Data extract

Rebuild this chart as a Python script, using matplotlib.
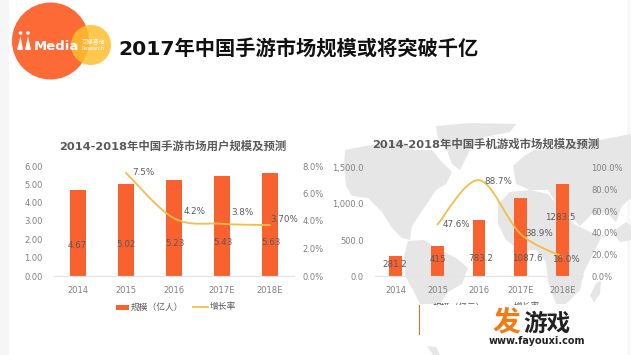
import matplotlib
matplotlib.use('Agg')
import matplotlib.pyplot as plt
from matplotlib.patches import Circle, PathPatch, Polygon, Rectangle
from matplotlib.path import Path

plt.rcParams['font.family'] = ['DejaVu Sans', 'Noto Sans CJK SC']

W, H = 631, 355
ORANGE = '#f9622e'
YELLOW = '#f5bd47'
GREY = '#7f7f7f'
DARK = '#595959'
MAP = '#e6e6e6'

# Chart data
years = ['2014', '2015', '2016', '2017E', '2018E']
users = [4.67, 5.02, 5.23, 5.43, 5.63]
users_growth = [7.5, 4.2, 3.8, 3.7]
users_growth_labels = ['7.5%', '4.2%', '3.8%', '3.70%']
market = [281.2, 415, 783.2, 1087.6, 1283.5]
market_labels = ['281.2', '415', '783.2', '1087.6', '1283.5']
market_growth = [47.6, 88.7, 38.9, 18.0]
market_growth_labels = ['47.6%', '88.7%', '38.9%', '18.0%']

# Label nudges in pixels, as placed in the original
users_bar_nudge = [(-1, -55), (0, -61), (1, -63), (1, -66), (1, -70)]
users_line_nudge = [(17, 0), (21, 7), (20, 11), (14, 6)]
market_bar_nudge = [(-1, -9), (1, -13), (2, -39), (7, -61), (-2, -34)]
market_line_nudge = [(19, 0), (19, -1), (19, 0), (4, -3)]

# Rough world map behind the right chart, in pixels
map_shapes = [
  [(345, 150), (365, 146), (385, 143), (400, 140), (415, 150), (432, 150), (440, 160), (452, 172),
   (446, 184), (436, 190), (428, 202), (420, 214), (412, 226), (410, 240), (402, 238), (392, 228),
   (382, 212), (368, 198), (352, 196), (346, 186), (344, 166)],
  [(436, 126), (470, 123), (516, 124), (510, 132), (480, 138), (470, 150), (460, 170), (452, 164),
   (446, 148), (438, 138)],
  [(408, 241), (424, 240), (440, 250), (456, 258), (468, 268), (462, 284), (448, 292), (440, 304),
   (420, 304), (414, 292), (405, 276), (404, 256)],
  [(427, 346), (436, 347), (440, 355), (433, 355)],
  [(513, 166), (524, 156), (534, 150), (560, 148), (576, 140), (600, 140), (631, 134), (631, 198),
   (622, 206), (616, 222), (606, 212), (592, 214), (580, 226), (570, 216), (558, 206), (548, 190),
   (530, 190), (516, 184)],
  [(498, 204), (510, 192), (530, 190), (548, 194), (562, 210), (574, 224), (590, 232), (602, 236),
   (592, 256), (584, 272), (580, 290), (566, 304), (556, 304), (548, 282), (546, 262), (536, 250),
   (520, 250), (506, 240), (498, 224)],
  [(596, 283), (601, 281), (600, 294), (594, 302), (590, 296)],
  [(612, 232), (626, 222), (631, 226), (631, 240), (620, 242)],
]


def px_axes(left, right, top, bottom):
  return [left / W, 1 - bottom / H, (right - left) / W, (bottom - top) / H]


def smooth_path(xs, ys):
  # Bezier segments through the real points, like a smoothed Excel line
  verts = [(xs[0], ys[0])]
  codes = [Path.MOVETO]
  n = len(xs)
  for i in range(n - 1):
    prev_i = max(i - 1, 0)
    next_i = min(i + 2, n - 1)
    verts.append((xs[i] + (xs[i + 1] - xs[prev_i]) / 6, ys[i] + (ys[i + 1] - ys[prev_i]) / 6))
    verts.append((xs[i + 1] - (xs[next_i] - xs[i]) / 6, ys[i + 1] - (ys[next_i] - ys[i]) / 6))
    verts.append((xs[i + 1], ys[i + 1]))
    codes += [Path.CURVE4] * 3
  return Path(verts, codes)


def combo(rect, values, value_labels, growth, growth_labels, ymax, yticks, yfmt, y2max, y2ticks,
          bar_nudge, line_nudge, bar_width):
  ax = fig.add_axes(rect, zorder=2)
  ax.patch.set_alpha(0)
  xs = list(range(len(years)))
  ax.bar(xs, values, bar_width, color=ORANGE)
  ax.set_xlim(-0.5, 4.5)
  ax.set_ylim(0, ymax)
  ax.set_yticks(yticks)
  ax.set_yticklabels([yfmt.format(v) for v in yticks])
  ax.set_xticks(xs)
  ax.set_xticklabels(years)
  ax.tick_params(length=0, labelsize=6, labelcolor=GREY)
  ax.tick_params(axis='y', pad=8)
  ax.tick_params(axis='x', pad=7)
  for name in ['top', 'left', 'right']:
    ax.spines[name].set_visible(False)
  ax.spines['bottom'].set_color('#e3e3ea')
  ax.spines['bottom'].set_linewidth(0.8)

  ax2 = ax.twinx()
  ax2.patch.set_alpha(0)
  ax2.set_ylim(0, y2max)
  ax2.set_yticks(y2ticks)
  ax2.set_yticklabels(['{:.1f}%'.format(v) for v in y2ticks])
  ax2.tick_params(length=0, labelsize=6, labelcolor=GREY, pad=6)
  for name in ['top', 'left', 'right', 'bottom']:
    ax2.spines[name].set_visible(False)
  ax2.add_patch(PathPatch(smooth_path(xs[1:], growth), fill=False, edgecolor=YELLOW, linewidth=1.3,
                          capstyle='round'))

  for x, v, text, nudge in zip(xs, values, value_labels, bar_nudge):
    ax2.annotate(text, (x, v / ymax * y2max), xytext=nudge, textcoords='offset pixels', ha='center',
                 va='center', fontsize=6.3, color=DARK)
  for x, v, text, nudge in zip(xs[1:], growth, growth_labels, line_nudge):
    ax2.annotate(text, (x, v), xytext=nudge, textcoords='offset pixels', ha='center', va='center',
                 fontsize=6.3, color=DARK)


fig = plt.figure(figsize=(W / 100, H / 100), dpi=100)

# Background layer: page strips and map
back = fig.add_axes([0, 0, 1, 1], zorder=0)
back.set_xlim(0, W)
back.set_ylim(H, 0)
back.axis('off')
back.add_patch(Rectangle((0, 0), 9, H, color='#f6f6f6', lw=0))
back.add_patch(Rectangle((627, 0), 4, H, color='#f8f8f8', lw=0))
for shape in map_shapes:
  back.add_patch(Polygon(shape, closed=True, facecolor=MAP, edgecolor='none'))

combo(px_axes(54, 294, 166, 276), users, ['{:.2f}'.format(v) for v in users], users_growth,
      users_growth_labels, 6, [0, 1, 2, 3, 4, 5, 6], '{:.2f}', 8, [0, 2, 4, 6, 8],
      users_bar_nudge, users_line_nudge, 0.32)
combo(px_axes(375, 583, 168, 276), market, market_labels, market_growth, market_growth_labels,
      1500, [0, 500, 1000, 1500], '{:,.1f}', 100, [0, 20, 40, 60, 80, 100],
      market_bar_nudge, market_line_nudge, 0.31)

# Top layer: titles, logo, legends and the watermark box
top = fig.add_axes([0, 0, 1, 1], zorder=5)
top.set_xlim(0, W)
top.set_ylim(H, 0)
top.axis('off')

top.add_patch(Circle((50.5, 41), 38.5, color='#fd6a35', lw=0))
top.add_patch(Circle((91, 45), 20, color='#fcc02f', alpha=0.85, lw=0))
top.text(56, 46, 'Media', color='white', fontsize=9.5, fontweight='bold', ha='center', va='center')
top.text(93, 42.5, '艾媒咨询', color='white', fontsize=4.2, ha='center', va='center')
top.text(93, 49, 'Research', color='white', fontsize=3.6, ha='center', va='center')
top.add_patch(Circle((20.5, 33), 1.8, color='white', lw=0))
top.add_patch(Circle((28, 33), 1.8, color='white', lw=0))
top.add_patch(Polygon([(20.5, 36), (23, 50), (17, 50)], closed=True, color='white', lw=0))
top.add_patch(Polygon([(28, 36), (31, 50), (25, 50)], closed=True, color='white', lw=0))

top.text(118, 49, '2017年中国手游市场规模或将突破千亿', color='#111111', fontsize=14.6, fontweight='bold',
         ha='left', va='center')
top.text(173, 146, '2014-2018年中国手游市场用户规模及预测', color=DARK, fontsize=8.2, fontweight='bold',
         ha='center', va='center')
top.text(486, 144, '2014-2018年中国手机游戏市场规模及预测', color=DARK, fontsize=8.2, fontweight='bold',
         ha='center', va='center')

# Legends
top.add_patch(Rectangle((116, 304.5), 13, 5, color=ORANGE, lw=0))
top.text(131, 307, '规模（亿人）', color=DARK, fontsize=6.3, ha='left', va='center')
top.plot([193, 208], [307, 307], color=YELLOW, lw=1.3)
top.text(210, 307, '增长率', color=DARK, fontsize=6.3, ha='left', va='center')
top.add_patch(Rectangle((419, 304.5), 13, 30, color=ORANGE, lw=0, zorder=2))
top.text(433, 307, '规模（亿元）', color=DARK, fontsize=6.3, ha='left', va='center', zorder=2)
top.plot([497, 512], [307, 307], color=YELLOW, lw=1.3, zorder=2)
top.text(514, 307, '增长率', color=DARK, fontsize=6.3, ha='left', va='center', zorder=2)

# White box hides most of the right legend
top.add_patch(Rectangle((420, 305), 207, 41, color='white', lw=0, zorder=4))
top.text(506, 322, '发', color='#f47b14', fontsize=20, fontweight='bold', ha='center', va='center', zorder=5)
top.text(547, 324, '游戏', color='#222222', fontsize=17, fontweight='bold', ha='center', va='center', zorder=5)
top.text(537, 341, 'www.fayouxi.com', color='#222222', fontsize=7, fontweight='bold', ha='center',
         va='center', zorder=5)

fig.savefig('out.png', dpi=100)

Given request
Begin at the first line of the material and copy each line exactly through the one containing "plt.rcParams['font.family'] = ['DejaVu". Omit pictures.

Right answer
Rebuild this chart as a Python script, using matplotlib.
import matplotlib
matplotlib.use('Agg')
import matplotlib.pyplot as plt
from matplotlib.patches import Circle, PathPatch, Polygon, Rectangle
from matplotlib.path import Path

plt.rcParams['font.family'] = ['DejaVu Sans', 'Noto Sans CJK SC']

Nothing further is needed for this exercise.